Où l’on peut découvrir Nietzsche en mangeant des bonbons. Barcelone sous la pluie, est une vision lucide (peut-être un peu cynique) de notre société. S’il pleut ici sur Barcelone, il pourrait pleuvoir sur n’importe laquelle de nos grandes villes. On y retrouverait les mêmes symptômes de la consommation à outrance, de la mondialisation qui entraînent l’isolement et la marginalisation.
Pau Miro avant d’être auteur est acteur. C’est sans doute grâce à sa connaissance du jeu qu’il a su créer si délicatement ses personnages. Dans cette pièce, la prostituée, son compagnon (plutôt que son maquereau) et son client sont embarqués dans la ronde des désirs, des envies, et des frustrations de notre société. Si Lali a la possibilité de consommer de la culture jusqu’à aller choisir ses clients dans les musées, peut-elle réellement échapper à sa condition, et changer de vie ? Elle est, elle-même, un bien de consommation pour ses clients, et notamment pour David. Celui-ci, pour fuir sa solitude s’offre une compagnie, mais ses conflits internes demeurent. Quant au troisième, Carlos, son imagination et sa curiosité pourraient se limiter au menu de son prochain repas. Son fonctionnement est immédiat, et sans fin. D’où son opposition à Lali, qui cherche, qui sent qu’il peut il y avoir autre chose, plus loin. Et quand elle croit y parvenir, quand son désir « d’être un peu plus normale », pourrait se concrétiser, elle est encore une fois confrontée au rôle qui lui a été octroyé. David ne la sauvera pas. Il est certainement le plus éclairé du trio, il a conscience des réalités et si c’est lui qui demande à Lali de venir travailler pour lui (dans sa librairie), il le fait sans lui préciser les « services inclus », et s’adresse directement à Carlos pour fixer un prix.

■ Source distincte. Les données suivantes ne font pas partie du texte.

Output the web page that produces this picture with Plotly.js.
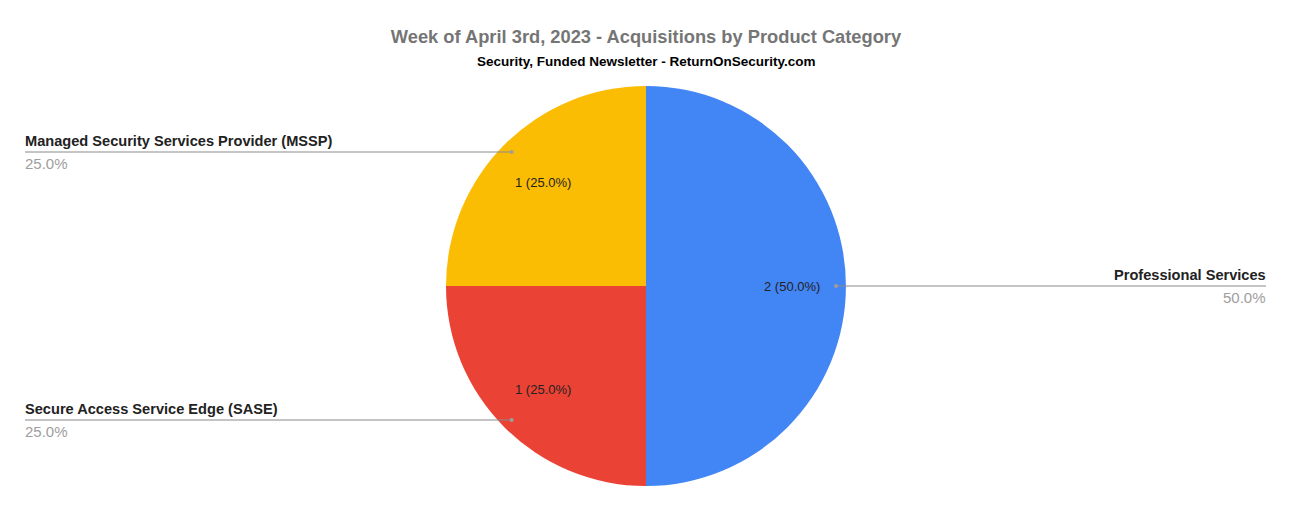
<!DOCTYPE html>
<html>
<head>
<meta charset="utf-8">
<script src="https://cdn.plot.ly/plotly-3.0.1.min.js"></script>
<style>html,body{margin:0;padding:0;background:#fff;}#chart{width:1292px;height:512px;}</style>
</head>
<body>
<div id="chart"></div>
<script>
const categories = ["Professional Services", "Secure Access Service Edge (SASE)", "Managed Security Services Provider (MSSP)"];
const counts = [2, 1, 1];
const colors = ["#4285F4", "#EA4335", "#FBBC04"];
const titleText = "Week of April 3rd, 2023 - Acquisitions by Product Category";
const subtitleText = "Security, Funded Newsletter - ReturnOnSecurity.com";

const W = 1292, H = 512;
const cx = 646, cy = 286, R = 200;
const FONT = "Liberation Sans, Arial, sans-serif";
const px = x => x / W;
const py = y => 1 - y / H;

const total = counts.reduce((a, b) => a + b, 0);
const annotations = [];
const shapes = [];
let cum = 0;
counts.forEach((v, i) => {
  const th = 2 * Math.PI * (cum + v / 2) / total;
  cum += v;
  const pct = (100 * v / total).toFixed(1) + "%";
  const s = Math.sin(th), c = Math.cos(th);
  // inside label
  const ri = 0.73 * R;
  annotations.push({x: px(cx + ri * s), y: py(cy - ri * c), xref: "paper", yref: "paper",
    text: v + " (" + pct + ")", showarrow: false, font: {family: FONT, size: 13, color: "#222"},
    xanchor: "center", yanchor: "middle"});
  // leader line
  const rd = 0.95 * R;
  const dx = cx + rd * s, dy = Math.round(cy - rd * c);
  const right = s > 0.001;
  const endX = right ? 1266 : 25;
  const txtX = right ? endX + 2 : endX - 2;
  shapes.push({type: "line", xref: "paper", yref: "paper", x0: px(dx), y0: py(dy), x1: px(endX), y1: py(dy),
    line: {color: "#8a8a8a", width: 1}});
  shapes.push({type: "circle", xref: "paper", yref: "paper", x0: px(dx - 2), x1: px(dx + 2), y0: py(dy - 2), y1: py(dy + 2),
    fillcolor: "#9e9e9e", line: {width: 0}});
  annotations.push({x: px(txtX), y: py(dy - 1), xref: "paper", yref: "paper", text: "<b>" + categories[i] + "</b>", showarrow: false,
    font: {family: FONT, size: 14.6, color: "#222"}, xanchor: right ? "right" : "left", yanchor: "bottom"});
  annotations.push({x: px(txtX), y: py(dy + 1), xref: "paper", yref: "paper", text: pct, showarrow: false,
    font: {family: FONT, size: 15, color: "#9e9e9e"}, xanchor: right ? "right" : "left", yanchor: "top"});
});

annotations.push({x: 0.5, y: py(61), xref: "paper", yref: "paper", text: "<b>" + subtitleText + "</b>", showarrow: false,
  font: {family: FONT, size: 13.5, color: "#000"}, xanchor: "center", yanchor: "middle"});

const trace = {
  type: "pie",
  labels: categories,
  values: counts,
  marker: {colors: colors, line: {width: 0}},
  sort: false,
  direction: "clockwise",
  rotation: 0,
  textinfo: "none",
  hoverinfo: "label+value+percent",
  showlegend: false,
  domain: {x: [(cx - R) / W, (cx + R) / W], y: [(H - cy - R) / H, (H - cy + R) / H]}
};

const layout = {
  width: W, height: H,
  margin: {l: 0, r: 0, t: 0, b: 0},
  paper_bgcolor: "#fff",
  title: {text: "<b>" + titleText + "</b>", x: 0.5, xanchor: "center", y: 1 - 37 / H, yref: "container", yanchor: "middle",
    font: {family: FONT, size: 18.3, color: "#757575"}},
  annotations: annotations,
  shapes: shapes,
  showlegend: false
};

Plotly.newPlot("chart", [trace], layout, {displayModeBar: false, staticPlot: true});
</script>
</body>
</html>
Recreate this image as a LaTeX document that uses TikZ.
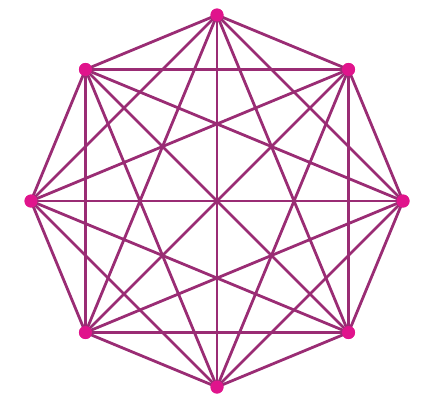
\documentclass[tikz,border=0pt]{standalone}
\usetikzlibrary{calc}
\definecolor{edgec}{HTML}{9A2C74}
\definecolor{nodec}{HTML}{E0148C}
\begin{document}
\begin{tikzpicture}[x=1pt,y=-1pt,
  vert/.style={circle,fill=nodec,inner sep=0pt,minimum size=13pt},
  edge/.style={draw=edgec,line width=2.8pt}]
\useasboundingbox (0,0) rectangle (431,405);
\foreach \i in {0,...,7} {
  \node[vert] (v\i) at ($(217,201)+({90-45*\i}:186 and -186)$) {};
}
\begin{scope}[on background layer/.try]
\end{scope}
\foreach \i in {0,...,7} {
  \pgfmathtruncatemacro{\s}{\i+1}
  \ifnum\s<8
  \foreach \j in {\s,...,7} {
    \draw[edge] (v\i.center) -- (v\j.center);
  }
  \fi
}
\foreach \i in {0,...,7} {
  \fill[nodec] (v\i) circle[radius=6.5pt];
}
\end{tikzpicture}
\end{document}
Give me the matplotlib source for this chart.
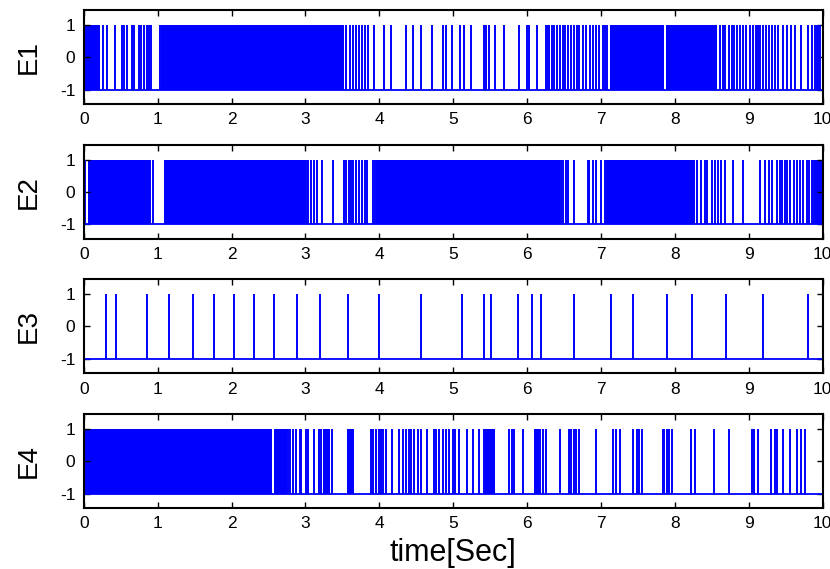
#!/usr/bin/env python3
# -*- coding: utf-8 -*-
"""
E1..E4 switching signals (pulse trains between -1 and 1), time 0..10 s
- output: out.png
"""

import matplotlib
matplotlib.use("Agg")
import matplotlib.pyplot as plt

plt.rcParams["font.family"] = ["Liberation Sans", "DejaVu Sans"]
plt.rcParams["axes.unicode_minus"] = False

LABELS = ["E1", "E2", "E3", "E4"]

# dense switching bands (start, end) in seconds -> appear as solid blue
E1_BANDS = [(0.0, 0.22), (1.05, 3.52), (7.12, 7.86), (7.88, 8.57)]
E1_SPIKES = [0.26, 0.32, 0.42, 0.52, 0.55, 0.59, 0.65, 0.68, 0.75, 0.78, 0.81,
             0.85, 0.88, 0.91, 1.03, 3.55, 3.60, 3.64, 3.68, 3.72, 3.76, 3.80,
             3.85, 3.93, 4.07, 4.16, 4.36, 4.46, 4.56, 4.71, 4.86, 4.90, 4.98,
             5.09, 5.15, 5.24, 5.42, 5.45, 5.49, 5.56, 5.69, 5.89, 6.00, 6.03,
             6.14, 6.26, 6.28, 6.30, 6.34, 6.37, 6.40, 6.44, 6.48, 6.52, 6.56,
             6.60, 6.63, 6.68, 6.71, 6.76, 6.80, 6.85, 6.89, 6.94, 6.97, 7.03,
             7.05, 7.08, 8.61, 8.65, 8.68, 8.74, 8.77, 8.80, 8.84, 8.88, 8.93,
             8.97, 9.02, 9.06, 9.10, 9.13, 9.16, 9.20, 9.24, 9.28, 9.31, 9.36,
             9.40, 9.47, 9.52, 9.57, 9.63, 9.71, 9.81, 9.86, 9.90, 9.92, 9.94,
             9.97, 10.0]

E2_BANDS = [(0.05, 0.91), (1.09, 2.99), (3.95, 6.44), (7.07, 8.27), (9.90, 10.0)]
E2_SPIKES = [0.02, 0.94, 3.01, 3.03, 3.08, 3.11, 3.15, 3.23, 3.37, 3.52, 3.55,
             3.59, 3.62, 3.65, 3.69, 3.72, 3.77, 3.81, 3.84, 3.91, 3.94, 6.46,
             6.49, 6.53, 6.56, 6.63, 6.82, 6.84, 6.89, 6.93, 7.00, 7.05, 8.30,
             8.36, 8.41, 8.44, 8.50, 8.54, 8.59, 8.63, 8.68, 8.79, 8.93, 9.16,
             9.22, 9.27, 9.31, 9.38, 9.42, 9.45, 9.49, 9.52, 9.56, 9.61, 9.65,
             9.70, 9.74, 9.79, 9.82, 9.86, 9.89]

E3_BANDS = []
E3_SPIKES = [0.0, 0.30, 0.43, 0.86, 1.15, 1.48, 1.76, 2.03, 2.31, 2.58, 2.88,
             3.20, 3.57, 4.00, 4.57, 5.12, 5.42, 5.51, 5.88, 6.07, 6.19, 6.63,
             7.14, 7.44, 7.90, 8.23, 8.69, 9.20, 9.80]

E4_BANDS = [(0.0, 2.55), (2.57, 2.75), (3.24, 3.33), (3.56, 3.66),
            (5.43, 5.56), (6.10, 6.16)]
E4_SPIKES = [2.76, 2.79, 2.83, 2.87, 2.92, 2.94, 3.01, 3.04, 3.12, 3.19, 3.21,
             3.36, 3.89, 3.91, 3.95, 4.00, 4.02, 4.05, 4.09, 4.17, 4.26, 4.32,
             4.36, 4.40, 4.43, 4.47, 4.52, 4.56, 4.65, 4.74, 4.77, 4.81, 4.86,
             4.90, 4.95, 5.00, 5.03, 5.08, 5.19, 5.27, 5.35, 5.42, 5.76, 5.79,
             5.83, 5.94, 6.18, 6.22, 6.26, 6.44, 6.57, 6.60, 6.63, 6.66, 6.70,
             6.94, 7.17, 7.20, 7.26, 7.44, 7.49, 7.52, 7.55, 7.84, 7.86, 7.89,
             7.92, 7.96, 8.22, 8.27, 8.53, 8.73, 9.04, 9.07, 9.12, 9.30, 9.36,
             9.39, 9.47, 9.56, 9.65, 9.71, 9.76, 10.0]

BANDS = [E1_BANDS, E2_BANDS, E3_BANDS, E4_BANDS]
SPIKES = [E1_SPIKES, E2_SPIKES, E3_SPIKES, E4_SPIKES]

BLUE = "#0000ff"

# axes bottoms in figure fraction
BOTTOMS = [0.817, 0.580, 0.344, 0.107]


def main():
    fig = plt.figure(figsize=(8.30, 5.69), dpi=100)
    for i, lab in enumerate(LABELS):
        ax = fig.add_axes([0.101, BOTTOMS[i], 0.890, 0.165])
        # baseline at -1
        ax.hlines(-1, 0, 10, color=BLUE, lw=1.3)
        for (a, b) in BANDS[i]:
            ax.fill_between([a, b], -1, 1, color=BLUE, lw=0)
        ax.vlines(SPIKES[i], -1, 1, color=BLUE, lw=1.4)

        ax.set_xlim(0, 10)
        ax.set_ylim(-1.45, 1.45)
        ax.set_xticks(range(0, 11))
        ax.set_yticks([-1, 0, 1])
        ax.tick_params(direction="in", top=True, right=True, length=4,
                       width=1, labelsize=12.5, pad=6, colors="black")
        for s in ax.spines.values():
            s.set_linewidth(1.5)
        ax.set_ylabel(lab, fontsize=20, labelpad=13)
        if i == 3:
            ax.set_xlabel("time[Sec]", fontsize=22, labelpad=5)

    fig.savefig("out.png", dpi=100)
    plt.close(fig)


if __name__ == "__main__":
    main()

C’est là une des forces de Pau Miro, de ne pas se laisser aller à une complaisance gentillette, mais dire les choses comme elles sont, en usant beaucoup d’humour, de tendresse pour dévoiler des cruautés quotidiennes. La pièce serpente dans ces entrelacs, de sentiments, d’émotions, nourris des échecs personnels, des non-dits, des malentendus de la vie que traversent les trois personnages. Ce qui les guide malgré tout, reste : l’envie, la curiosité et l’espoir.
Dans sa forme (et notamment par le langage employé) ce texte pourrait être apparenté à un « documentaire théâtral », un moment extrait de leurs quotidiens, représentatif de leurs aspirations, car il n’y a pas lieu pour les grands éclats, les cris et les coups de force. Tout ce qui transparaît, sans jugement de la part de l’auteur nous est suggéré avec douceur et respect ; et nous suivons ces parcours singuliers comme une démonstration de ce qui est.